バイデン大統領が国境政策に失敗していると証明したい共和党は国境管理の責任者であるマヨルカス氏の弾劾に乗り出した。委員長が強い権限を持つ国土安全保障委員会では弾劾が可決されたが本会議で否決された。本会議で可決されれば上院で弾劾裁判が行われる運びとなっていたが上院は民主党優位のためどっちみち弾劾は成立しないものと見られている。一部委員会が共和党の強硬派に占拠された状態になっており委員会が吊し上げの場になっていることがわかる。またそれに反対する人が共和党の中に一定数もいる。党議拘束で大体のことが決まる日本とは全く違う議会環境がある。
弾劾提案は共和党側から4人の造反者が出たためにぎりぎりで否決された。弾劾に反対したマイク・ギャラガー氏の元には大勢の共和党議員が群がりギャラガー氏の態度を変えようとした。

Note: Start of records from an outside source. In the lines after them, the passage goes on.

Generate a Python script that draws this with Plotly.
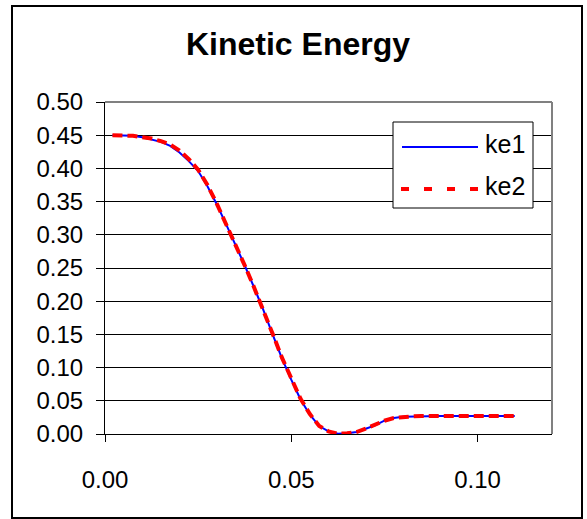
import plotly.graph_objects as go

# ---- data ----
t = [0.002, 0.005, 0.0075, 0.010, 0.0125, 0.015, 0.0175, 0.020, 0.0225, 0.025,
     0.0275, 0.030, 0.0325, 0.035, 0.0375, 0.040, 0.0425, 0.045, 0.0475, 0.050,
     0.0525, 0.055, 0.0575, 0.060, 0.0625, 0.065, 0.0675, 0.070, 0.0725, 0.075,
     0.0775, 0.080, 0.0825, 0.085, 0.0875, 0.090, 0.0925, 0.095, 0.0975, 0.100,
     0.1025, 0.105, 0.1075, 0.110]
ke1 = [0.450, 0.450, 0.449, 0.447, 0.444, 0.440, 0.434, 0.424, 0.411, 0.396,
       0.373, 0.346, 0.316, 0.286, 0.254, 0.221, 0.187, 0.150, 0.114, 0.082,
       0.052, 0.029, 0.012, 0.004, 0.0005, 0.001, 0.003, 0.008, 0.013, 0.020,
       0.024, 0.026, 0.0265, 0.027, 0.027, 0.027, 0.027, 0.027, 0.027, 0.027,
       0.027, 0.027, 0.027, 0.027]
ke2 = [0.450, 0.450, 0.449, 0.447, 0.445, 0.441, 0.436, 0.427, 0.414, 0.398,
       0.375, 0.347, 0.317, 0.287, 0.254, 0.221, 0.187, 0.151, 0.115, 0.083,
       0.053, 0.030, 0.012, 0.004, 0.0005, 0.001, 0.003, 0.008, 0.014, 0.020,
       0.024, 0.026, 0.0265, 0.027, 0.027, 0.027, 0.027, 0.027, 0.027, 0.027,
       0.027, 0.027, 0.027, 0.027]
series_names = ["ke1", "ke2"]
x_ticks = [0.0, 0.05, 0.10]
x_ticktext = ["0.00", "0.05", "0.10"]
title_text = "Kinetic Energy"

FONT = "Liberation Sans, Arial, sans-serif"
W, H = 587, 519
L, R, T, B = 105, 35, 102, 85
pw, ph = W - L - R, H - T - B

def px_x(p):
    return (p - L) / pw

def px_y(p):
    return (H - B - p) / ph

fig = go.Figure()
fig.add_trace(go.Scatter(x=t, y=ke1, mode="lines", name=series_names[0],
                         line=dict(color="#0000FF", width=2), showlegend=False))
fig.add_trace(go.Scatter(x=t, y=ke2, mode="lines", name=series_names[1],
                         line=dict(color="#FF0000", width=4, dash="10px,5px"),
                         showlegend=False))

shapes = []
# outer chart border
shapes.append(dict(type="rect", xref="paper", yref="paper",
                   x0=px_x(12), x1=px_x(582), y0=px_y(518), y1=px_y(6),
                   line=dict(color="black", width=2), layer="below"))
# gray plot-area border (top and right)
shapes.append(dict(type="line", xref="paper", yref="paper", x0=0, x1=1, y0=1, y1=1,
                   line=dict(color="#808080", width=2), layer="above"))
shapes.append(dict(type="line", xref="paper", yref="paper", x0=1, x1=1, y0=0, y1=1,
                   line=dict(color="#808080", width=2), layer="above"))
# legend box
shapes.append(dict(type="rect", xref="paper", yref="paper",
                   x0=px_x(393), x1=px_x(533), y0=px_y(208), y1=px_y(122),
                   fillcolor="white", line=dict(color="black", width=1), layer="above"))
shapes.append(dict(type="line", xref="paper", yref="paper",
                   x0=px_x(402), x1=px_x(478), y0=px_y(147), y1=px_y(147),
                   line=dict(color="#0000FF", width=2), layer="above"))
shapes.append(dict(type="line", xref="paper", yref="paper",
                   x0=px_x(401), x1=px_x(481), y0=px_y(189), y1=px_y(189),
                   line=dict(color="#FF0000", width=4, dash="8px,15px"), layer="above"))

annotations = [
    dict(text=series_names[0], xref="paper", yref="paper", x=px_x(483), y=px_y(144),
         xanchor="left", yanchor="middle", showarrow=False,
         font=dict(family=FONT, size=25, color="black")),
    dict(text=series_names[1], xref="paper", yref="paper", x=px_x(483), y=px_y(186),
         xanchor="left", yanchor="middle", showarrow=False,
         font=dict(family=FONT, size=25, color="black")),
]

fig.update_layout(
    width=W, height=H,
    margin=dict(l=L, r=R, t=T, b=B),
    paper_bgcolor="white", plot_bgcolor="white",
    title=dict(text="<b>" + title_text + "</b>", x=298 / W, xref="container", xanchor="center",
               y=1 - 44 / H, yref="container", yanchor="middle",
               font=dict(family=FONT, size=32, color="black")),
    shapes=shapes,
    annotations=annotations,
    showlegend=False,
)
fig.update_xaxes(range=[0, 0.12], tickvals=x_ticks, ticktext=x_ticktext,
                 showgrid=False, zeroline=False,
                 showline=True, linecolor="black", linewidth=1,
                 ticks="outside", ticklen=7, tickcolor="black", tickwidth=1,
                 ticklabelstandoff=17,
                 tickfont=dict(family=FONT, size=24, color="black"))
fig.update_yaxes(range=[0, 0.5], dtick=0.05, tick0=0, tickformat=".2f",
                 showgrid=True, gridcolor="black", gridwidth=1, zeroline=False,
                 showline=True, linecolor="black", linewidth=1,
                 ticks="outside", ticklen=8, tickcolor="black", tickwidth=1,
                 ticklabelstandoff=8,
                 tickfont=dict(family=FONT, size=24, color="black"))

fig.write_html("out.html")
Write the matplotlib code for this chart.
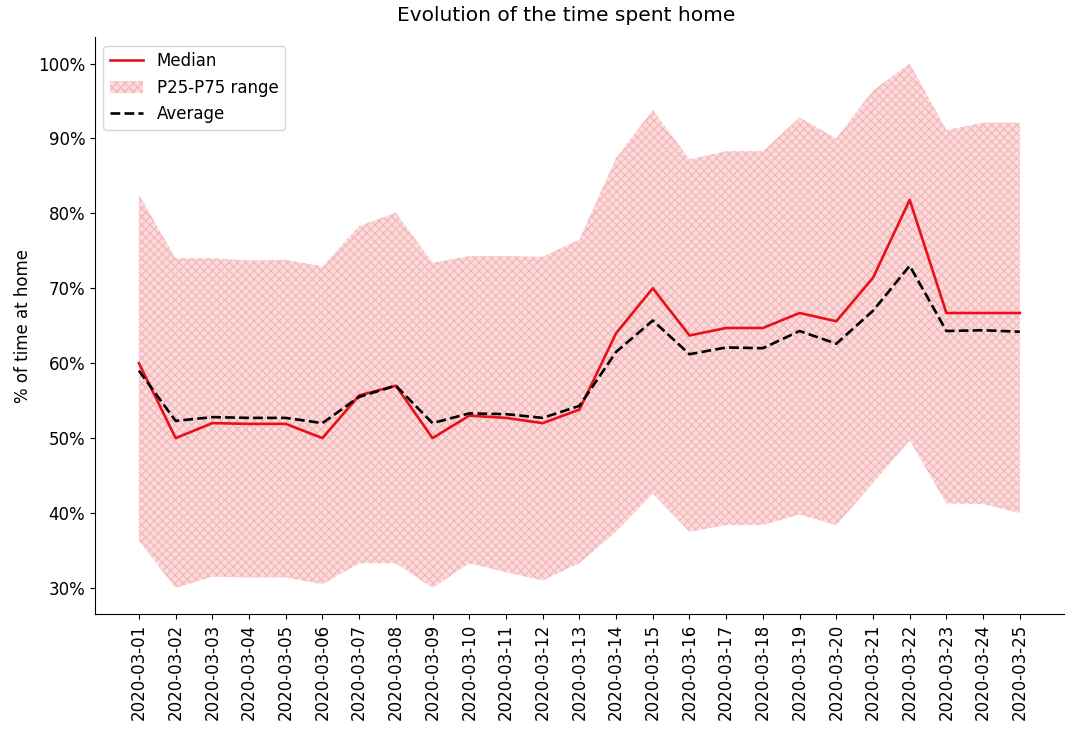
import matplotlib
matplotlib.use("Agg")
import matplotlib.pyplot as plt
from matplotlib.ticker import FuncFormatter

dates = ["2020-03-%02d" % d for d in range(1, 26)]
median = [60, 50, 52, 51.9, 51.9, 50, 55.7, 57, 50, 53, 52.7, 52, 53.8,
          64, 70, 63.7, 64.7, 64.7, 66.7, 65.6, 71.4, 81.8, 66.7, 66.7, 66.7]
average = [59, 52.3, 52.8, 52.7, 52.7, 52, 55.5, 57, 52, 53.3, 53.2, 52.7, 54.3,
           61.5, 65.7, 61.2, 62.1, 62, 64.3, 62.6, 67, 73, 64.3, 64.4, 64.2]
p75 = [82.5, 74, 74, 73.7, 73.8, 72.9, 78.3, 80.1, 73.4, 74.3, 74.3, 74.2, 76.5,
       87.4, 93.8, 87.2, 88.3, 88.3, 92.8, 90, 96.4, 100, 91.1, 92.1, 92.1]
p25 = [36.3, 30, 31.5, 31.4, 31.4, 30.5, 33.3, 33.3, 30, 33.3, 32.1, 31, 33.3,
       37.5, 42.6, 37.5, 38.4, 38.4, 39.8, 38.4, 44, 49.7, 41.3, 41.2, 40]

plt.rcParams['hatch.color'] = '#f5b8bb'
plt.rcParams['hatch.linewidth'] = 1.0

fig = plt.figure(figsize=(10.66, 7.32), dpi=100)
ax = fig.add_axes([0.089, 0.161, 0.909, 0.788])

x = list(range(len(dates)))
ax.plot(x, median, color='#e8101a', lw=1.9, label='Median')
ax.fill_between(x, p25, p75, facecolor='#fbdcdd', edgecolor='#f5b8bb',
                hatch='xxxx', linewidth=0, label='P25-P75 range')
ax.plot(x, average, color='black', lw=1.9, ls='--', label='Average')

ax.set_xticks(x)
ax.set_xticklabels(dates, rotation=90, fontsize=12)
ax.tick_params(axis='y', labelsize=12)
ax.yaxis.set_major_formatter(FuncFormatter(lambda v, p: "%d%%" % round(v)))
ax.set_ylabel('% of time at home', fontsize=12)
ax.set_title('Evolution of the time spent home', fontsize=14.5, pad=12, x=0.486)
for s in ['top', 'right']:
    ax.spines[s].set_visible(False)
ax.legend(loc='upper left', fontsize=12)

fig.savefig('out.png', dpi=100)
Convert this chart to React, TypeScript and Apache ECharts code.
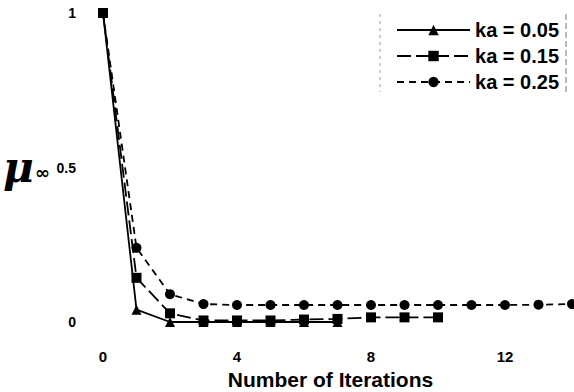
import React, { useEffect, useRef } from "react";
import * as echarts from "echarts";

const iterations = [0, 1, 2, 3, 4, 5, 6, 7, 8, 9, 10, 11, 12, 13, 14];
const ka005 = [1, 0.04, 0, 0, 0, 0, 0, 0];
const ka015 = [1, 0.143, 0.028, 0.005, 0.005, 0.005, 0.008, 0.01, 0.015, 0.015, 0.015];
const ka025 = [1, 0.24, 0.09, 0.058, 0.055, 0.055, 0.055, 0.055, 0.055, 0.055, 0.055, 0.055, 0.055, 0.056, 0.058];
const xTicks = [0, 4, 8, 12];
const yTicks = [0, 0.5, 1];
const names = ["ka = 0.05", "ka = 0.15", "ka = 0.25"];

const pairs = (ys: number[]) => ys.map((y, i) => [iterations[i], y]);

export default function App() {
  const ref = useRef<HTMLDivElement>(null);
  useEffect(() => {
    if (!ref.current) return;
    const chart = echarts.init(ref.current, undefined, { renderer: "svg" });
    const font = "Liberation Sans, Arial, sans-serif";
    chart.setOption({
      animation: false,
      grid: { left: 103, right: 2, top: 13, bottom: 70, outerBoundsMode: "none", containLabel: false },
      xAxis: {
        type: "value",
        min: 0,
        max: 14,
        interval: 4,
        name: "Number of Iterations",
        nameLocation: "middle",
        nameGap: 44,
        nameTextStyle: { fontFamily: font, fontWeight: "bold", fontSize: 21, color: "#000", padding: [0, 14, 0, 0] },
        axisLine: { show: false },
        axisTick: { show: false },
        splitLine: { show: false },
        axisLabel: {
          margin: 27,
          fontFamily: font,
          fontWeight: "bold",
          fontSize: 15,
          color: "#000",
          formatter: (v: number) => (xTicks.includes(v) ? String(v) : ""),
        },
      },
      yAxis: {
        type: "value",
        min: 0,
        max: 1,
        interval: 0.5,
        axisLine: { show: false },
        axisTick: { show: false },
        splitLine: { show: false },
        axisLabel: {
          margin: 27,
          fontFamily: font,
          fontWeight: "bold",
          fontSize: 14,
          color: "#000",
          formatter: (v: number) => (yTicks.includes(v) ? String(v) : ""),
        },
      },
      legend: {
        orient: "vertical",
        right: 10,
        top: 15,
        itemWidth: 73,
        itemHeight: 13,
        itemGap: 6,
        data: names,
        textStyle: { fontFamily: font, fontWeight: "bold", fontSize: 20, color: "#000" },
      },
      graphic: [
        {
          type: "text",
          left: 3,
          top: 146,
          style: {
            text: "μ",
            font: "italic bold 42px 'DejaVu Serif', serif",
            fill: "#000",
          },
        },
        {
          type: "text",
          left: 35,
          top: 163,
          style: {
            text: "∞",
            font: "bold 18px 'DejaVu Sans', sans-serif",
            fill: "#000",
          },
        },
        {
          type: "line",
          shape: { x1: 380, y1: 14, x2: 380, y2: 92 },
          style: { stroke: "#999", lineWidth: 1, lineDash: [3, 4] },
        },
        {
          type: "line",
          shape: { x1: 566, y1: 14, x2: 566, y2: 92 },
          style: { stroke: "#777", lineWidth: 1, lineDash: [6, 3] },
        },
      ],
      series: [
        {
          name: names[0],
          type: "line",
          data: pairs(ka005),
          symbol: "triangle",
          symbolSize: 10,
          z: 4,
          lineStyle: { color: "#000", width: 1.8, type: "solid" },
          itemStyle: { color: "#000" },
        },
        {
          name: names[1],
          type: "line",
          data: pairs(ka015),
          symbol: "rect",
          symbolSize: 10,
          z: 3,
          lineStyle: { color: "#000", width: 1.8, type: [14, 5] },
          itemStyle: { color: "#000" },
        },
        {
          name: names[2],
          type: "line",
          data: pairs(ka025),
          symbol: "circle",
          symbolSize: 10,
          z: 2,
          lineStyle: { color: "#000", width: 1.8, type: [7, 5] },
          itemStyle: { color: "#000" },
        },
      ],
    });
    return () => chart.dispose();
  }, []);
  return <div ref={ref} style={{ width: 574, height: 392, position: "absolute", left: 0, top: 0 }} />;
}
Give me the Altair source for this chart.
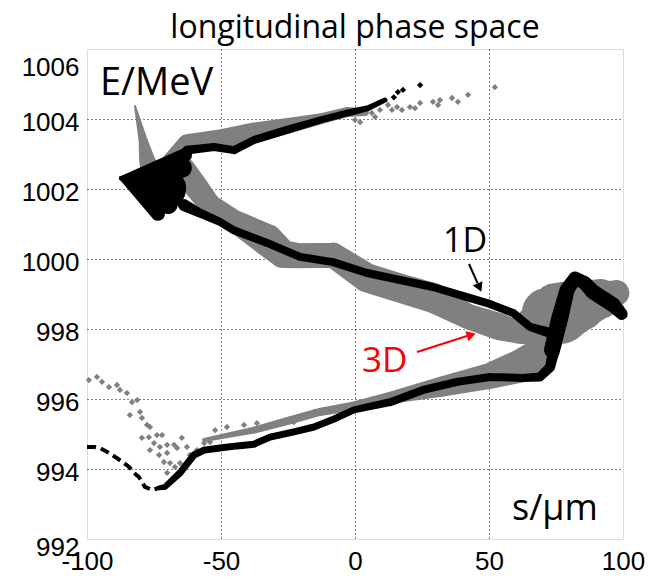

しかし、共和党強硬派は弾劾をあきらめておらず「スティーブ・スカリース多数派院内総務が復帰すれば新しい弾劾提案を出す」としている。
その後の対応は混乱し続けており共和党内部では罵り合いが続いている。結果的に共和党が国境対策を放棄したことになってしまうためだ。11月までの選挙キャンペーンでこの内紛をバイデン氏に利用されてしまうのではないかと心配する人もいるが、11月まで何も決まらないだろうと諦めてしまった共和党議員もいる。
与野党協議に加わっていた共和党のジェームズ・ランクフォード上院議員は「この問題を解決するには時期が悪い。大統領選に解決を委ねようではないか」と語った。
国境対策の費用も枯渇しかけているという。民主党はウクライナへの支援を可決するために国境対策を除いたパッケージを検討しているがこれが採決されるかどうかはまだわからない。ガザ地区の人権状況も厳しさを増しているがウクライナでも死者が出続けている。